> [Aim of the exercise]
Look through the data below. Show each line where the string "matplotlib" occurs.

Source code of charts
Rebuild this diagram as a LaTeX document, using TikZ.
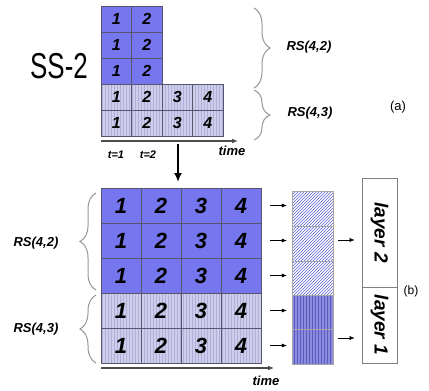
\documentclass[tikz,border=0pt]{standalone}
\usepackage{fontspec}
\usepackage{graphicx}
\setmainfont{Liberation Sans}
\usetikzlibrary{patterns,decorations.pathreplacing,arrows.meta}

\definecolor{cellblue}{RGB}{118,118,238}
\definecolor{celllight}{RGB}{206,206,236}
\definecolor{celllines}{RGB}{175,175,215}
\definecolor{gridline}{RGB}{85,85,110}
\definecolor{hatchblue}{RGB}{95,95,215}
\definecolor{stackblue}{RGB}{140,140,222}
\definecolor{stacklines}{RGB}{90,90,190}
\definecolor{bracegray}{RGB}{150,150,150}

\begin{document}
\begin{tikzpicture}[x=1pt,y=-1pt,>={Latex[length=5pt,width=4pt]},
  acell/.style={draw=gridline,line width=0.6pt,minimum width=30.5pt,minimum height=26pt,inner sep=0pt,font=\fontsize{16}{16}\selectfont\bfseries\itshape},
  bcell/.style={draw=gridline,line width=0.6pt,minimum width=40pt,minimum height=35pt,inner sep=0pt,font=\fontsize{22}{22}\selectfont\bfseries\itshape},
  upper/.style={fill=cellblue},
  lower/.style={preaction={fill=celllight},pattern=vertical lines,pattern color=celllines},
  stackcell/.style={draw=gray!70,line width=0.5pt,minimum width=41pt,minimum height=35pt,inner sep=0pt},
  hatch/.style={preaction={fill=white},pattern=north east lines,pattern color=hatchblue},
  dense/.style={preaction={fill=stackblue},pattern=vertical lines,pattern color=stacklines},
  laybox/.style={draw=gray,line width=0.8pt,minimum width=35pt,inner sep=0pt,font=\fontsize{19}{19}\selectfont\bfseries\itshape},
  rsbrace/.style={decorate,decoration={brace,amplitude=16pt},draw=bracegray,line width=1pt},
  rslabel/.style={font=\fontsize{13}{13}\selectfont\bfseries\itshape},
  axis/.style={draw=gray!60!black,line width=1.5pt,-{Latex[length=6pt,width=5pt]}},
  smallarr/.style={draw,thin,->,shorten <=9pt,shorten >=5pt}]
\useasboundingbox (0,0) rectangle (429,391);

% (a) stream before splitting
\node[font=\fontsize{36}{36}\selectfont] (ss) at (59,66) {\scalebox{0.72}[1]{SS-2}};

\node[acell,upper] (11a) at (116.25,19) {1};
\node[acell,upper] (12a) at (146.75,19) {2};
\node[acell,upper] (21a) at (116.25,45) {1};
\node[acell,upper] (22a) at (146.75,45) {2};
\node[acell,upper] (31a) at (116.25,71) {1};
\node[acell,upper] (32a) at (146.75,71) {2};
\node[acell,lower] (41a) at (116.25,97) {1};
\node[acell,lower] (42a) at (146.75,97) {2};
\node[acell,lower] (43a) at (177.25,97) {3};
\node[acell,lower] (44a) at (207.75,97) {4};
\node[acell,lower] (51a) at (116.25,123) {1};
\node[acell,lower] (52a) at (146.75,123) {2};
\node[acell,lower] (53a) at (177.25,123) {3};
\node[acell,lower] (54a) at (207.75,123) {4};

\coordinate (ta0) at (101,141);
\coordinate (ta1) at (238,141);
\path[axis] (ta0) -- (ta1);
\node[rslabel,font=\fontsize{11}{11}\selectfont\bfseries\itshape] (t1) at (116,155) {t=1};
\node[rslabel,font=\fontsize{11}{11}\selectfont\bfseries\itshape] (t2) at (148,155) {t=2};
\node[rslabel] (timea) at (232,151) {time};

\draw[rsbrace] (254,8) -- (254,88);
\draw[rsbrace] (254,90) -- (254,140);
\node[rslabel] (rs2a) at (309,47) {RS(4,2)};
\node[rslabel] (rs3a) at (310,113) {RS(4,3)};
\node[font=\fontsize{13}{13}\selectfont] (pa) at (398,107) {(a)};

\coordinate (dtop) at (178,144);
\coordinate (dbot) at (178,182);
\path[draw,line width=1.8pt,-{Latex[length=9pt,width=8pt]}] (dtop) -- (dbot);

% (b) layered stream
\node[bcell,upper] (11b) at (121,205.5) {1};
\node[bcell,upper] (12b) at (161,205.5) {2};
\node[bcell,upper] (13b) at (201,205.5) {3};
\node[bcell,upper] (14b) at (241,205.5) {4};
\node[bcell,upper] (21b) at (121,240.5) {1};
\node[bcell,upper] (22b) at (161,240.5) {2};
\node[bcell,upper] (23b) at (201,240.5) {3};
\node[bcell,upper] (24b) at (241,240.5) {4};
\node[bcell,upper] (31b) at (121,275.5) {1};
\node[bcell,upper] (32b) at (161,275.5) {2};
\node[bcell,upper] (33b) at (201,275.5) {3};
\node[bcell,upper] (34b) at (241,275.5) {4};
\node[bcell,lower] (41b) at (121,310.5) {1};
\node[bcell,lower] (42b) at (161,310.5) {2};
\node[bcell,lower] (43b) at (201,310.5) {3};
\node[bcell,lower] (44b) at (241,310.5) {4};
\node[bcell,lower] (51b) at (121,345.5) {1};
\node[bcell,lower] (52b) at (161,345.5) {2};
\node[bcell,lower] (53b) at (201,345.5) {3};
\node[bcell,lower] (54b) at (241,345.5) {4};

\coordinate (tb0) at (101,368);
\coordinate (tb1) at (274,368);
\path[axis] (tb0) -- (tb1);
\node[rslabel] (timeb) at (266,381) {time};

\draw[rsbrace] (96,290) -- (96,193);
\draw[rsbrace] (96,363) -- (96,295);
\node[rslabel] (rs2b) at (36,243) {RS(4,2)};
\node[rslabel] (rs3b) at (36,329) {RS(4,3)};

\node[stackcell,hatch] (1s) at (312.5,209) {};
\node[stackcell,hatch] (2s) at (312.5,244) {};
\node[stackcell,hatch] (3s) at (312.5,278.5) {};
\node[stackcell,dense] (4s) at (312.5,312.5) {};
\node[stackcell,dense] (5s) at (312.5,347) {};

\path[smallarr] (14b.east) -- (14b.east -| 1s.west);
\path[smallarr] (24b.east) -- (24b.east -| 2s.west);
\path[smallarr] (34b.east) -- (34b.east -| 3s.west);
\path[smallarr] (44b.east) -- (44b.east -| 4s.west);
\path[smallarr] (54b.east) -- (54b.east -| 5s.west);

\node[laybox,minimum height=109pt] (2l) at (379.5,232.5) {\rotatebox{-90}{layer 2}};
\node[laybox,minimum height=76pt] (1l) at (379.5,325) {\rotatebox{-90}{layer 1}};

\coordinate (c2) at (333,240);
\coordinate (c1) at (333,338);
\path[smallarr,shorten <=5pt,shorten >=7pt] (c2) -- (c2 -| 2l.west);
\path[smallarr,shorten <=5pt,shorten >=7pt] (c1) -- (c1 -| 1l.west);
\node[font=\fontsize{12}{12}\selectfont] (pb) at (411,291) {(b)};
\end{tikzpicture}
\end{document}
* * *
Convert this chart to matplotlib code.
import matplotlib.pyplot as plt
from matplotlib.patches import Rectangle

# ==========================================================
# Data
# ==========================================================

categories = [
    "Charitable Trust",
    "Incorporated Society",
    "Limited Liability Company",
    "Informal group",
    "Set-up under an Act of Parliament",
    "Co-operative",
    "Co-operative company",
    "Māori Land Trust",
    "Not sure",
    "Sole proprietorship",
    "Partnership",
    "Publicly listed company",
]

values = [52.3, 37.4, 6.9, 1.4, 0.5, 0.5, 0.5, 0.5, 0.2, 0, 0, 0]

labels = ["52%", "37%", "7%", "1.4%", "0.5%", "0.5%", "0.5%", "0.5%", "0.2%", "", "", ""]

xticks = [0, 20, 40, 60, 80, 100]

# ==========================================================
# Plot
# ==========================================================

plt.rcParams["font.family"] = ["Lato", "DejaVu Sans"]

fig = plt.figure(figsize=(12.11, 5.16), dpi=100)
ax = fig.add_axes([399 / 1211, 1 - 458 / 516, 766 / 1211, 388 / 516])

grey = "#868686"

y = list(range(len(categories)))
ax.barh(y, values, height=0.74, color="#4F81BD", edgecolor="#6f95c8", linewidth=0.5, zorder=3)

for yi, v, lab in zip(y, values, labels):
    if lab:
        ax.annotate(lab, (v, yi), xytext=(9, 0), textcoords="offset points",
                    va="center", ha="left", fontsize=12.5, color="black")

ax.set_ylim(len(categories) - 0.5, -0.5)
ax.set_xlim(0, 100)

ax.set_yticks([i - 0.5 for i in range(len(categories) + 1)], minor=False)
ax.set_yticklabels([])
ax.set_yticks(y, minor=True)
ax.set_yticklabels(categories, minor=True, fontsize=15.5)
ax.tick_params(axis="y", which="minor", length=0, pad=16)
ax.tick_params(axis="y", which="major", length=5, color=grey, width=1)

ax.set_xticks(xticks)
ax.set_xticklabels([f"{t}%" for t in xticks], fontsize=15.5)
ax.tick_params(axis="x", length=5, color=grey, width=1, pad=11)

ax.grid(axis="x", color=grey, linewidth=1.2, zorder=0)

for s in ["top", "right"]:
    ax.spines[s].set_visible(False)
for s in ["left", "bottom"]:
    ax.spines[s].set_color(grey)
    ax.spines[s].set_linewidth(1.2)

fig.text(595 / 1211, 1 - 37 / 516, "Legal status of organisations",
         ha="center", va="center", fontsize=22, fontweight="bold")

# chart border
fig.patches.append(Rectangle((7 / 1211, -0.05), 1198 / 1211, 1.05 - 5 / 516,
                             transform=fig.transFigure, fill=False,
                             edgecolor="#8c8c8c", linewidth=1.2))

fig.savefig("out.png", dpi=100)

> [Reply to the exercise]
Convert this chart to matplotlib code.
import matplotlib.pyplot as plt
from matplotlib.patches import Rectangle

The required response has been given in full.